#### [The problem]
Skip every picture, and extract verbatim the lines from the line containing "Output the Python" to the line containing "33.4, 33.8, 34.1, 35.0, 36.4, 36.8]", both lines included.

#### [Source data]
┏━━
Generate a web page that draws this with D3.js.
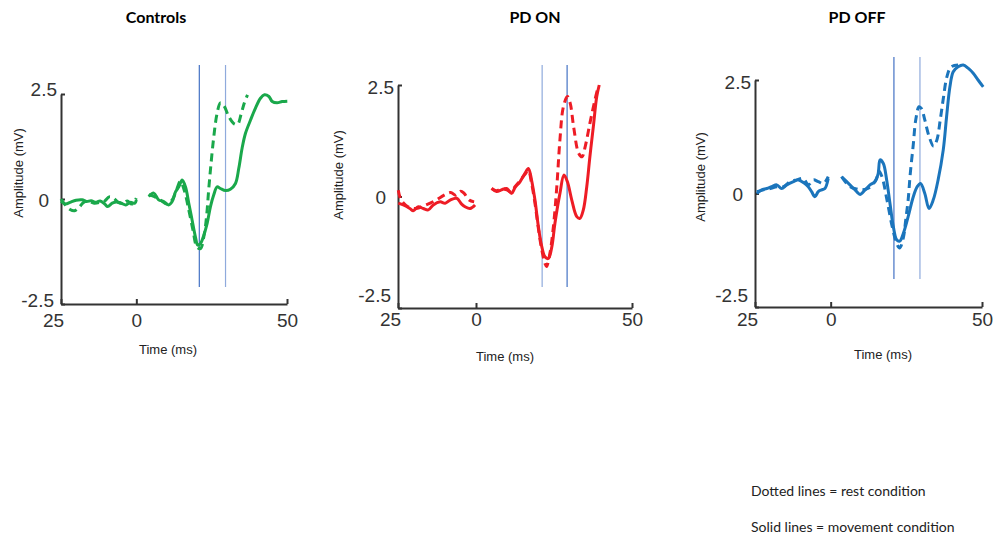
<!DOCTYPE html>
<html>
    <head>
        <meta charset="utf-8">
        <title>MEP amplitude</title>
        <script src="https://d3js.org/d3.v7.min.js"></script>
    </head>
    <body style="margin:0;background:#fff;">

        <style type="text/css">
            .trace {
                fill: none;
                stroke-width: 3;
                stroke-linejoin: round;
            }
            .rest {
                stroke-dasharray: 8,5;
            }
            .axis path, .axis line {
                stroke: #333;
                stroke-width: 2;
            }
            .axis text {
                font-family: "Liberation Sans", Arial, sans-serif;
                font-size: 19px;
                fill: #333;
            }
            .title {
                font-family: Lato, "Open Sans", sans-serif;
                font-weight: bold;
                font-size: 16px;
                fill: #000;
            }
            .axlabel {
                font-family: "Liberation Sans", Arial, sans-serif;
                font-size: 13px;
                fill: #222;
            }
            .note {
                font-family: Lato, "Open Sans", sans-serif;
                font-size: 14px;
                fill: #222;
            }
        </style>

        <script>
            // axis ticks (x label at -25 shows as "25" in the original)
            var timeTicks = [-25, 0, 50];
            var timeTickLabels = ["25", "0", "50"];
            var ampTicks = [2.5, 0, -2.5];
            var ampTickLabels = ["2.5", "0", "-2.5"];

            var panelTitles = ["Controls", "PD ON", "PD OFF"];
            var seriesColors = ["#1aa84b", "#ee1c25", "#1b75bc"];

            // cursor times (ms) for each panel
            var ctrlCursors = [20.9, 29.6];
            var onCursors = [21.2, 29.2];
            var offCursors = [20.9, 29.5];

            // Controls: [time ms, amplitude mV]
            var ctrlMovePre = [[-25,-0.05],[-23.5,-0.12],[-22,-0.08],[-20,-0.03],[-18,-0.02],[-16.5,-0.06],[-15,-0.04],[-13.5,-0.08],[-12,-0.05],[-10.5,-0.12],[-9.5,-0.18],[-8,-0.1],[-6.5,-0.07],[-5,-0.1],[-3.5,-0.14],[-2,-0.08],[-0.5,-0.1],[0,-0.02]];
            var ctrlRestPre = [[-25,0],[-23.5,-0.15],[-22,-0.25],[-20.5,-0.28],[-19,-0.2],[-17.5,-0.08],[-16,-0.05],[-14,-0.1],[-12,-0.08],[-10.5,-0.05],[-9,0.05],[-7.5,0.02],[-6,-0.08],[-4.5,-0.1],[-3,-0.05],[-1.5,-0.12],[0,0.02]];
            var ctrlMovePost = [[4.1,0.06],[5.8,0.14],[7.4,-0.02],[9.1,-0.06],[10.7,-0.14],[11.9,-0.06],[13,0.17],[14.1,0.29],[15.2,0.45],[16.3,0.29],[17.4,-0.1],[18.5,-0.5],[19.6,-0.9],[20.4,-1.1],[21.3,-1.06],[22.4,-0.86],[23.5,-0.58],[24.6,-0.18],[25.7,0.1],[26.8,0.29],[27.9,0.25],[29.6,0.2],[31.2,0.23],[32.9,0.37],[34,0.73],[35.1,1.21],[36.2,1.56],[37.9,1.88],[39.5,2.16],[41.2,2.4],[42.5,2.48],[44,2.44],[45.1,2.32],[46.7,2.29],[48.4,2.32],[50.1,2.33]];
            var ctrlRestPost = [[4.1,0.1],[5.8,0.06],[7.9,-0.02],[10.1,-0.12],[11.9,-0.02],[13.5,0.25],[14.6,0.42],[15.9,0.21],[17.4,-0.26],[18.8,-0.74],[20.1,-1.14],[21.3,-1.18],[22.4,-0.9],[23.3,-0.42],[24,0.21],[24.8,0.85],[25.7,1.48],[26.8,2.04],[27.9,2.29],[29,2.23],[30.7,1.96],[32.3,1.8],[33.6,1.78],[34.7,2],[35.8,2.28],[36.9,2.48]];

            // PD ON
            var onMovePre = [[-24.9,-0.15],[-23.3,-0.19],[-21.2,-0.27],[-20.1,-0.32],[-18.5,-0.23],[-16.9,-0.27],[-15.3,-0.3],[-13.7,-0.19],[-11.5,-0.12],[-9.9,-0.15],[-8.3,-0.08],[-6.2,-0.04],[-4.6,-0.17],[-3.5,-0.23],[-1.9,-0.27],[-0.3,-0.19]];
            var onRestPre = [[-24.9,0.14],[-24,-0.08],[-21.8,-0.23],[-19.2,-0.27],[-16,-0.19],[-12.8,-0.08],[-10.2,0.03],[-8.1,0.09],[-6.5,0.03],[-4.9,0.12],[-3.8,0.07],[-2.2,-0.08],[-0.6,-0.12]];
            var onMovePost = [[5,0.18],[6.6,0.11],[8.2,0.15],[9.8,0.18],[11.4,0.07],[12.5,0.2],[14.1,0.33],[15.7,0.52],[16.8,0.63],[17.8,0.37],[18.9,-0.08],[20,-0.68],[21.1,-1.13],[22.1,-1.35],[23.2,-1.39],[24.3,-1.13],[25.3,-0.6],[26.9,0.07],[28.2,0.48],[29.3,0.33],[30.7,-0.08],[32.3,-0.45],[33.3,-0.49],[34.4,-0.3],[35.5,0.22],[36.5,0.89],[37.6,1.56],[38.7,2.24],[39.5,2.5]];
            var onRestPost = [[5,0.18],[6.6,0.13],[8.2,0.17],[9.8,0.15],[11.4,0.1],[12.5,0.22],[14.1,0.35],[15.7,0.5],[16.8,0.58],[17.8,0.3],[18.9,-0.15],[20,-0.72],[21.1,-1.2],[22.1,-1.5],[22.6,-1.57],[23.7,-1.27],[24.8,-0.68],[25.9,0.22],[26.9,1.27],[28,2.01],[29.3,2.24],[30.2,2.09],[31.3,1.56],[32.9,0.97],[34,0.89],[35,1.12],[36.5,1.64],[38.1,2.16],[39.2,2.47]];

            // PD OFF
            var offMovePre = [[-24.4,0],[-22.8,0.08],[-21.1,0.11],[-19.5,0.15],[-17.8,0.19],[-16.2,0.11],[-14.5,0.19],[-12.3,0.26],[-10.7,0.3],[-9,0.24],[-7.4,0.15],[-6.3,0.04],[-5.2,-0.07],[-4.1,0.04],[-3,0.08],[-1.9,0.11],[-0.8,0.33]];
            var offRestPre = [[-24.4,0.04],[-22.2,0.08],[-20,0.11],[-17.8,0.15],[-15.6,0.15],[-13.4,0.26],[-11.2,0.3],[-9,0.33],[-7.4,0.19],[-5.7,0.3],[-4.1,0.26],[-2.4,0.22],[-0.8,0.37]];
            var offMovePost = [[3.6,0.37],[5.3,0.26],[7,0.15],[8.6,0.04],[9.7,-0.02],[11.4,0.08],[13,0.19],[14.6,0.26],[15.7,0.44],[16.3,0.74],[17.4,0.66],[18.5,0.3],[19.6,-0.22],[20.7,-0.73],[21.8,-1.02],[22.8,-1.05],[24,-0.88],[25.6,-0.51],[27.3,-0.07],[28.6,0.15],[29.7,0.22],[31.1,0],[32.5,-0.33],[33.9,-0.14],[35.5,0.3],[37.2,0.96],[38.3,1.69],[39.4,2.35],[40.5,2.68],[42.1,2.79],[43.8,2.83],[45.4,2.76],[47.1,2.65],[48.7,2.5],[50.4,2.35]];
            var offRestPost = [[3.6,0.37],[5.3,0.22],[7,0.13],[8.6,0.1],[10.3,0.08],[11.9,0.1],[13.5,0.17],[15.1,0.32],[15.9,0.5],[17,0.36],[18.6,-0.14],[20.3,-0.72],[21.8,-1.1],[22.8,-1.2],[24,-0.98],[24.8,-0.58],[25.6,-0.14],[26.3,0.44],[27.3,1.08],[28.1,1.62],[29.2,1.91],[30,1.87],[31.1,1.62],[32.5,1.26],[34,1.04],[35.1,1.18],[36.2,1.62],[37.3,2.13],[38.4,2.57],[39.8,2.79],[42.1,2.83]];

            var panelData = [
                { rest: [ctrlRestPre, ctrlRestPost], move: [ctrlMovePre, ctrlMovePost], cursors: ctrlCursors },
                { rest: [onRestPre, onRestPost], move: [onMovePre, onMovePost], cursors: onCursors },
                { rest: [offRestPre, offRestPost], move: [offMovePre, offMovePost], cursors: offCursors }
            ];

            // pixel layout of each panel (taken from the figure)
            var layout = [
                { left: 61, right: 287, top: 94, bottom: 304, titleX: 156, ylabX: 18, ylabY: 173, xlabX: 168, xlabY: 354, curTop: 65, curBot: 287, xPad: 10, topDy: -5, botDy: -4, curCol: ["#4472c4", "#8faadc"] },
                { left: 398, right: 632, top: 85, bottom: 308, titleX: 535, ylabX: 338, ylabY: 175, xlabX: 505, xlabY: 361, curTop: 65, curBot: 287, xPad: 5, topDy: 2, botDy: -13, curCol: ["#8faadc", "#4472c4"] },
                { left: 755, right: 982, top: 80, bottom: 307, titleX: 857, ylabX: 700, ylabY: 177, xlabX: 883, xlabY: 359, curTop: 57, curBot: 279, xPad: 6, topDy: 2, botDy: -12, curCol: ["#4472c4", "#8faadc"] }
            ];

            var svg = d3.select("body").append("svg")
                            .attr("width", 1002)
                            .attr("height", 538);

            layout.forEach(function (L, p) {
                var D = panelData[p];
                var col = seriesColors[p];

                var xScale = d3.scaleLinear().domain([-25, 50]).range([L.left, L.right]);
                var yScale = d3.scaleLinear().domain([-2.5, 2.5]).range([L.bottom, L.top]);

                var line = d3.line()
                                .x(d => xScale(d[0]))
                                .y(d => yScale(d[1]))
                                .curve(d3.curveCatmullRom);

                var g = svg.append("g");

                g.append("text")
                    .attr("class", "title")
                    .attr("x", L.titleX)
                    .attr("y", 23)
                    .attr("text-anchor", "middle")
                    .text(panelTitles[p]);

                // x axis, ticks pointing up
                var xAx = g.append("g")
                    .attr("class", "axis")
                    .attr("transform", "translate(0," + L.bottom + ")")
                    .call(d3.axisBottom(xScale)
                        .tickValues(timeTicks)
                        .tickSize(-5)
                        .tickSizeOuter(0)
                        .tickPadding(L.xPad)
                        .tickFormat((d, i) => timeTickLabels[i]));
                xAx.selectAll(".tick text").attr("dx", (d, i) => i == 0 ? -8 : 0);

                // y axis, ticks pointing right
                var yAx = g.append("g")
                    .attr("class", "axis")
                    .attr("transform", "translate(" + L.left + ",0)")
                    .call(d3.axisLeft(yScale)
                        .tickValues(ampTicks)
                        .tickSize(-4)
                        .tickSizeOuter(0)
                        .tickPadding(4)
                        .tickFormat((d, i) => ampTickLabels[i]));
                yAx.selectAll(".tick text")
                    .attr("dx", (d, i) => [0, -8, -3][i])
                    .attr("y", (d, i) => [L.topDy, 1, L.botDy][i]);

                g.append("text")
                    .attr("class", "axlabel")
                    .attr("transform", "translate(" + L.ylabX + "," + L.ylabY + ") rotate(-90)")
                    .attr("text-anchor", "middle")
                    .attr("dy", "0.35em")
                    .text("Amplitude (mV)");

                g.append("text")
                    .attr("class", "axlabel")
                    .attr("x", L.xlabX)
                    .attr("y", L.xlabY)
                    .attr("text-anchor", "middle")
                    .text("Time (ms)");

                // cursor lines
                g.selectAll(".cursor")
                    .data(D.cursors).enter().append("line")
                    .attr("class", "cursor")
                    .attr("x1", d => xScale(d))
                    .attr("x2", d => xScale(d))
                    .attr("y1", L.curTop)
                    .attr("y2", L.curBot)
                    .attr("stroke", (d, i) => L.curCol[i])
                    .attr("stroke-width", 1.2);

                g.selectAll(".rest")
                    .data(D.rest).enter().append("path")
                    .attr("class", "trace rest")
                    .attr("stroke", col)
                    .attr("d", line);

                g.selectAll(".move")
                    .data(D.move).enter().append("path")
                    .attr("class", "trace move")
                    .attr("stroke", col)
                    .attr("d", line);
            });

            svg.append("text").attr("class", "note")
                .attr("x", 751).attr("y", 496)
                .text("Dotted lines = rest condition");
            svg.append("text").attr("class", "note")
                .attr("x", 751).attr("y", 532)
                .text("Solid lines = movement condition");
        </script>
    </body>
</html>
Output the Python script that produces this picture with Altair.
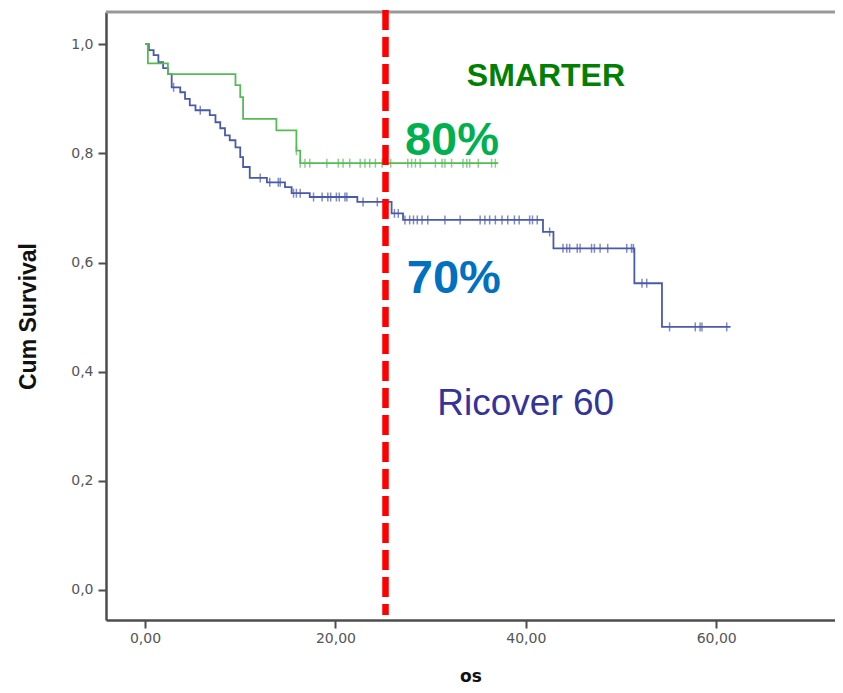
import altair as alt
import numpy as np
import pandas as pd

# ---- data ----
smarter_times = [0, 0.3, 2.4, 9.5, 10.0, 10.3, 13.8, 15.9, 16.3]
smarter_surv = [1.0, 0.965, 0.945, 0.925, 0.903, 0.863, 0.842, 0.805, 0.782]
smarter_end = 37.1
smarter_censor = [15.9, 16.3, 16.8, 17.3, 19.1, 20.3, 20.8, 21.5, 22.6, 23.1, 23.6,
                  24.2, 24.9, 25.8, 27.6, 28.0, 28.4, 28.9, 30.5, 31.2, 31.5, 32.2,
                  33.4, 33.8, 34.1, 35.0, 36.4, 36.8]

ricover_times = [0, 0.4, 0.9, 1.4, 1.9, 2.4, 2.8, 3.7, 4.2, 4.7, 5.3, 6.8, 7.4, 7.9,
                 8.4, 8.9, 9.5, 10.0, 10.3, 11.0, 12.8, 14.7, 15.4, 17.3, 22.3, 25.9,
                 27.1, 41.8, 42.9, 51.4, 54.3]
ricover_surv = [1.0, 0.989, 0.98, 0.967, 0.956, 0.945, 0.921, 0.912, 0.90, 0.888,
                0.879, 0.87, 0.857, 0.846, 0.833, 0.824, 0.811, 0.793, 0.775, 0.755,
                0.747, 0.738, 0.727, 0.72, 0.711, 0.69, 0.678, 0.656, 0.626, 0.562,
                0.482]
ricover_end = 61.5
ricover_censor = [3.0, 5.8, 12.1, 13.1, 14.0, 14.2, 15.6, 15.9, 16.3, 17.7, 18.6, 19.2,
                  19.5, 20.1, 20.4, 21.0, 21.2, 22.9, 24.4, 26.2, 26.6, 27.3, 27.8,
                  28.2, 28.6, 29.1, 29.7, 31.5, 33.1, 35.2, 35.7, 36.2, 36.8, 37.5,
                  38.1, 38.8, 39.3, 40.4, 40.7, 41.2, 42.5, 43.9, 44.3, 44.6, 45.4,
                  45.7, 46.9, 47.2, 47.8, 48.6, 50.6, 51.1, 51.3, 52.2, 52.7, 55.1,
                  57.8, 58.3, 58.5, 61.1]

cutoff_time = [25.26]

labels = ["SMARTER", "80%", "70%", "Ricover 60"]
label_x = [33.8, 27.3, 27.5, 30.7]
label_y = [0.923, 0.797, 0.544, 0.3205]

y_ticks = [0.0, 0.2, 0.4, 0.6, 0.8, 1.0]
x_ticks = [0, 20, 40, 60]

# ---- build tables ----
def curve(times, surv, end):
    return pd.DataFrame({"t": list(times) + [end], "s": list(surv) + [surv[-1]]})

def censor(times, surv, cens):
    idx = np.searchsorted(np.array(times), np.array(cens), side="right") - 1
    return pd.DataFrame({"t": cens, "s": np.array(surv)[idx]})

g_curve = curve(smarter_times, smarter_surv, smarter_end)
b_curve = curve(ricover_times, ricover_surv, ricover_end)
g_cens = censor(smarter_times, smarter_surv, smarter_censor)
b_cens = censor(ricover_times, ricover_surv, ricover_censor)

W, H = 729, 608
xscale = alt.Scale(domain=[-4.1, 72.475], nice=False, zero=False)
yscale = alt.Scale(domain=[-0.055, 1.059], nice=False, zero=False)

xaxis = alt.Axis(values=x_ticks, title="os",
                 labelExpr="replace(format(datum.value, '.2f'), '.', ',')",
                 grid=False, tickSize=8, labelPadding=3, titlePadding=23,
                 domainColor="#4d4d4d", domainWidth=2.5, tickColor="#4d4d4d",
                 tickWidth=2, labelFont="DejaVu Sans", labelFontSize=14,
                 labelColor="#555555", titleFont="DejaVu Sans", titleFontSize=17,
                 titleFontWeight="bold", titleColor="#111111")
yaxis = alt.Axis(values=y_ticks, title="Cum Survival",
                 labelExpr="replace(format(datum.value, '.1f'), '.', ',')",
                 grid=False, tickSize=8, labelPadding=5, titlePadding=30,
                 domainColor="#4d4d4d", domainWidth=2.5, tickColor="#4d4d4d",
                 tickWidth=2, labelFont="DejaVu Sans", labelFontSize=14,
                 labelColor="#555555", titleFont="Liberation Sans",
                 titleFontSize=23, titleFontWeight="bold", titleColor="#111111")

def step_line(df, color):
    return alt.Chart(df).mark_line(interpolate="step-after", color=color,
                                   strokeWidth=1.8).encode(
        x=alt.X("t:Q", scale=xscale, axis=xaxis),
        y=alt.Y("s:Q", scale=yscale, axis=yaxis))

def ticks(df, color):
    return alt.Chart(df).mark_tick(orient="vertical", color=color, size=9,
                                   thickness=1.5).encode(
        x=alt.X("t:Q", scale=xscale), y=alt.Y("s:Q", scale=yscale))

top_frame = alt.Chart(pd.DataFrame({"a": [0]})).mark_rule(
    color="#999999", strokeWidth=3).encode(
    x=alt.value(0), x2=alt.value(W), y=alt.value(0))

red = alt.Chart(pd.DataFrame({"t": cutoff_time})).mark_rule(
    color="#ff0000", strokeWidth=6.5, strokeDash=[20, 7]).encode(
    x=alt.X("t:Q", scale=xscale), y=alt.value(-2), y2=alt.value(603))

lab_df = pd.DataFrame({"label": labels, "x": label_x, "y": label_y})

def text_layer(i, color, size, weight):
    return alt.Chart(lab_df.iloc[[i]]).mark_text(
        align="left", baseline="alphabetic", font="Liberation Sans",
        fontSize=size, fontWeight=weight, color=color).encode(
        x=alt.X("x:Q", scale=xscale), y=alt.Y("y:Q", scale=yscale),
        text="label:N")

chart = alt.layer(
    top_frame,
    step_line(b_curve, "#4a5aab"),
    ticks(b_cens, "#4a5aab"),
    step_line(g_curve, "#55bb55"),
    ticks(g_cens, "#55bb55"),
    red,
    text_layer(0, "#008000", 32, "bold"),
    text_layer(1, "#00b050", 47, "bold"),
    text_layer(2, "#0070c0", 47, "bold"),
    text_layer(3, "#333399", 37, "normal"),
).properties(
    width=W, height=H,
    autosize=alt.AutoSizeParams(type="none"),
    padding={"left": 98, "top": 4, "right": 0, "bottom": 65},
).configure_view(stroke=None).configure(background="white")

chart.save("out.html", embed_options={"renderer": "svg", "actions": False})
┗━━
#### [Solution to this problem]
Output the Python script that produces this picture with Altair.
import altair as alt
import numpy as np
import pandas as pd

# ---- data ----
smarter_times = [0, 0.3, 2.4, 9.5, 10.0, 10.3, 13.8, 15.9, 16.3]
smarter_surv = [1.0, 0.965, 0.945, 0.925, 0.903, 0.863, 0.842, 0.805, 0.782]
smarter_end = 37.1
smarter_censor = [15.9, 16.3, 16.8, 17.3, 19.1, 20.3, 20.8, 21.5, 22.6, 23.1, 23.6,
                  24.2, 24.9, 25.8, 27.6, 28.0, 28.4, 28.9, 30.5, 31.2, 31.5, 32.2,
                  33.4, 33.8, 34.1, 35.0, 36.4, 36.8]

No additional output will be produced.